Short informative headings help readers focus. They summarize text into ‘bite-size’ sentences. As the name implies a heading is the ‘head’ of the text you’re about to introduce.
Writing Effective Headings
Try to distill your headings into snappy 3-5 word sentences. Use positive language. Get to the point. Avoid using jargon, puns, archaic words, complex phrases, and other such affectations.
To write an effective heading:
Examine the section you want to summarize.
Identify the key topic. Every section (and paragraph) should have one key topic. Don’t mix ideas. You’ll confuse the reader and probably yourself in the process.
Write a single sentence that describes the section. Keep it very simple.
Revise the sentences and add an action verb.

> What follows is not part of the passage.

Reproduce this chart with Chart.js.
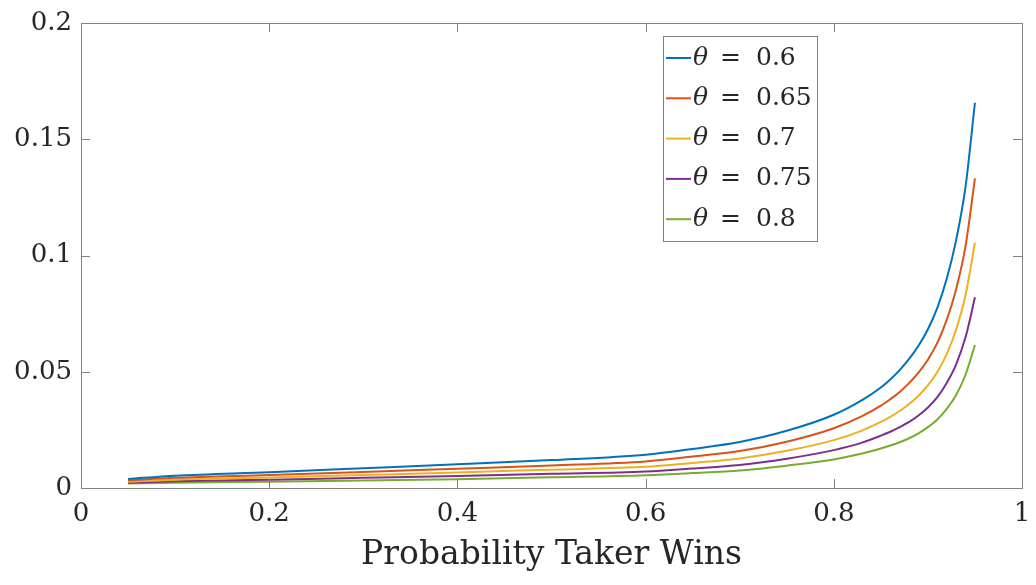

For example, note the difference between Printing Duplex Reports, Saving XML Files To Shared Networks, Creating and Archiving Backups instead of Reports, Files, and Backups. While the former is informative and descriptive, the latter is dry and curt.
Emphasize actions with nouns. Write Printing Digital Forms rather than Printing.
Are Headlines Important?
Research from Eyetrack III shows that readers scan documents rather than read word by word, , especially when reading online. In general, readers start with the first heading (or summary) and then, if interested, scan the other headings on the page. If their interest is piqued, they’ll go back and read more text.
Eyetrack III add that “People typically scan down a list of headlines, and often don’t view entire headlines. If the first words engage them, they seem likely to read on. On average, a headline has less than a second of a site visitor’s attention.”
It’s not just the headlines that they scan, rather it’s the first few words in the headline that matter.
“For headlines — especially longer ones — it would appear that the first couple of words need to be real attention-grabbers if you want to capture eyes.”
Content is judged literally in the blink of an eye.